The Department of Homeless Services on Tuesday night and yesterday morning conducted its 10th annual survey to count the number of homeless on the city's streets. From 12:15 a.m. to 4 a.m., around 3,000 volunteers canvassed the five boroughs block by block, surveying people about whether or not they had somewhere to sleep for the night. Teams of city employees remained on standby, ready to answer volunteers' calls should a person request to be taken to a shelter.

It's unclear when the results of the count will be released.

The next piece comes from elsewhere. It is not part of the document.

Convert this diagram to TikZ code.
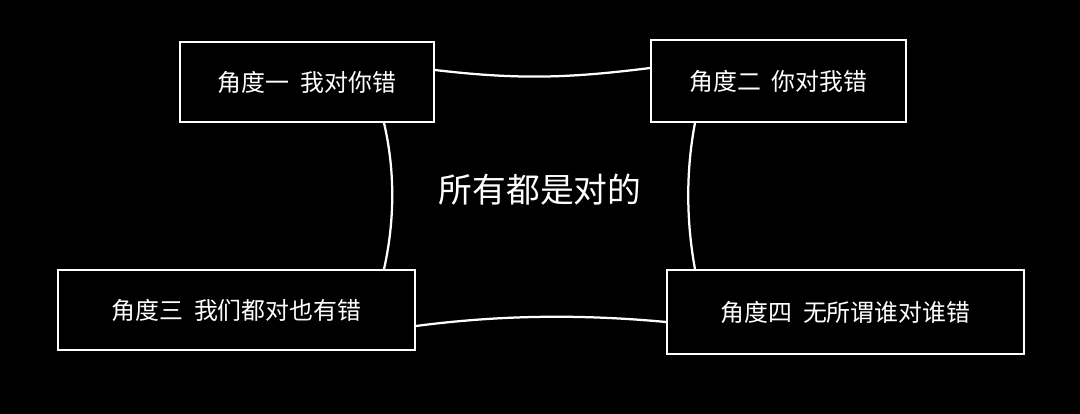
\documentclass[tikz,border=0pt]{standalone}
\usepackage{fontspec}
\newfontfamily\cjk{Noto Sans CJK SC}
\begin{document}
\begin{tikzpicture}[x=0.025cm,y=-0.025cm,
  box/.style={draw=white,line width=1.2pt,fill=black,text=white,font=\cjk\fontsize{17}{20}\selectfont,inner sep=0pt},
  link/.style={draw=white,line width=1.6pt}]
\fill[black] (0,0) rectangle (1080,414);
\useasboundingbox (0,0) rectangle (1080,414);
\node[box,minimum width=254*0.025cm,minimum height=80*0.025cm] (a) at (307,82) {角度一\ \ 我对你错};
\node[box,minimum width=255*0.025cm,minimum height=82*0.025cm] (b) at (778.5,81) {角度二\ \ 你对我错};
\node[box,minimum width=357*0.025cm,minimum height=80*0.025cm] (c) at (236.5,310) {角度三\ \ 我们都对也有错};
\node[box,minimum width=357*0.025cm,minimum height=84*0.025cm] (d) at (845.5,312) {角度四\ \ 无所谓谁对谁错};
\node[text=white,font=\cjk\fontsize{24}{28}\selectfont] (m) at (540,190) {所有都是对的};
\coordinate (a1) at (a.east |- 0,70);
\coordinate (b1) at (b.west |- 0,68);
\draw[link] (a1) .. controls (520,80) and (570,78) .. (b1);
\coordinate (a2) at (384,0 |- a.south);
\coordinate (c2) at (384,0 |- c.north);
\draw[link] (a2) .. controls (395,170) and (395,220) .. (c2);
\coordinate (b3) at (695,0 |- b.south);
\coordinate (d3) at (695,0 |- d.north);
\draw[link] (b3) .. controls (686,170) and (686,220) .. (d3);
\coordinate (c4) at (c.east |- 0,326);
\coordinate (d4) at (d.west |- 0,322);
\draw[link] (c4) .. controls (500,315) and (580,314) .. (d4);
\end{tikzpicture}
\end{document}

Tuesday's bitter cold led DHS to declare a Code Blue for the survey, adjusting some protocols from previous years. If a person did not appear to be adequately protected from the cold and refused to go to a shelter, DHS attorney Tonie Baez told volunteers, canvassers or DHS outreach teams should call 911 for NYPD officers to intervene.

The weather added extra emotional heft to the experience, said first-time volunteer Tyree Meadows, 20, a West Point cadet who drove down with several classmates for the evening. "It was eye-opening," he said of his shift in the area around Grand Central Station. "Walking around, I realized how bad it would really be to live on the streets at this time."

For six-time volunteer Julie Jimenez, that's the value of the survey: raising awareness.

"Rent is so expensive, it could be any of us," said Jimenez, 37, a social work student from Glendale. "I think a lot of people would say they're one paycheck away from homelessness."

Last year's survey showed 3,180 New Yorkers living on the streets, a slight drop from 2012 and a significant decrease from the first survey in 2005, when 4,395 people were without shelter.